Symmetric linear solves are fundamental to a wide range of scientific and engineering applications, from climate modeling and structural analysis to machine learning and optimization. These workloads often rely on Cholesky (POTRF) decomposition and its supporting operations, triangular solves (TRSM) and symmetric rank-k updates (SYRK), which together form the computational core for solving symmetric positive-definite systems. To accelerate these kernels, we present a portable, mixed-precision solver designed for Matrix Processing Units (MXUs), including NVIDIA Tensor Cores (H200) and AMD Matrix Cores (MI300X). Our algorithm builds on a nested recursive formulation in which Cholesky exposes parallelism through recursive decomposition of its TRSM and SYRK sub-problems. This structure yields a hierarchical recursion that maximizes GEMM throughput while enabling fine-grained control over numerical precision. We introduce a custom recursive data structure that assigns low-precision FP16 arithmetic to large off-diagonal blocks, while preserving high precision on diagonal blocks to ensure numerical stability.

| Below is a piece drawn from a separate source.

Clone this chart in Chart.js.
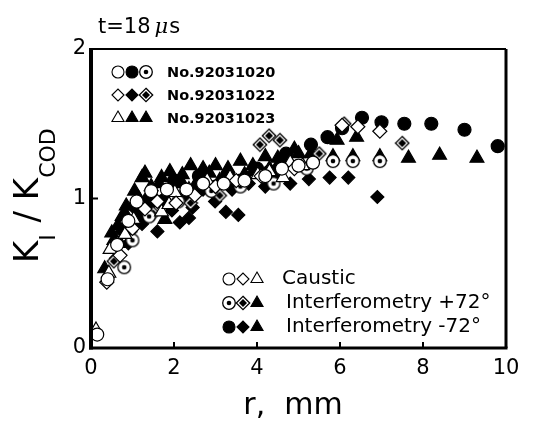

The solver is implemented in Julia, leveraging array programming, multiple dispatch, and dynamic type inference to enable seamless expression of mixed-precision computation. This design provides a high-level, hardware-agnostic interface while efficiently interfacing with low-level vendor libraries for backend portability. On H200, our recursive FP64 SYRK achieves a 14x speedup over cuBLAS, while mixed-precision delivers up to 27x speedup in SYRK and 5x in TRSM over full-precision baselines. This results in a 5x overall speedup for Cholesky versus cuSOLVER FP64, with 100x better accuracy than pure FP16 while retaining 88% of its peak speedup. Comparable performance and accuracy trends are observed on MI300X, demonstrating broad applicability across GPUs.

翻译：对称线性求解是众多科学与工程应用的基础，涵盖气候建模、结构分析、机器学习及优化等领域。这类计算负载通常依赖于Cholesky（POTRF）分解及其支撑操作——三角求解（TRSM）与对称秩-k更新（SYRK），三者共同构成求解对称正定系统的计算核心。为加速这些核心运算，我们提出了一种面向矩阵处理单元（MXU）的可移植混合精度求解器，适用于包括NVIDIA Tensor Cores（H200）与AMD Matrix Cores（MI300X）在内的硬件平台。我们的算法基于一种嵌套递归框架，其中Cholesky分解通过对其TRSM与SYRK子问题进行递归分解来发掘并行性。这一结构形成了层次化递归，在最大化GEMM吞吐量的同时，实现了对数值精度的细粒度控制。我们引入了一种定制递归数据结构，将低精度FP16算术分配给大型非对角块，同时在对角块上保持高精度以确保数值稳定性。该求解器采用Julia语言实现，充分利用数组编程、多重分派与动态类型推断能力，以无缝表达混合精度计算。该设计提供了高层级、硬件无关的接口，同时高效对接底层厂商库以实现后端可移植性。在H200上，我们的递归FP64 SYRK相比cuBLAS实现了14倍加速，而混合精度方案在SYRK和TRSM上分别较全精度基线取得最高27倍和5倍加速。这使得Cholesky分解相比cuSOLVER FP64整体获得5倍加速，在保持纯FP16方案88%峰值加速的同时，精度提升达100倍。在MI300X平台上观察到可比的性能与精度趋势，证明了该方法在各类GPU上的广泛适用性。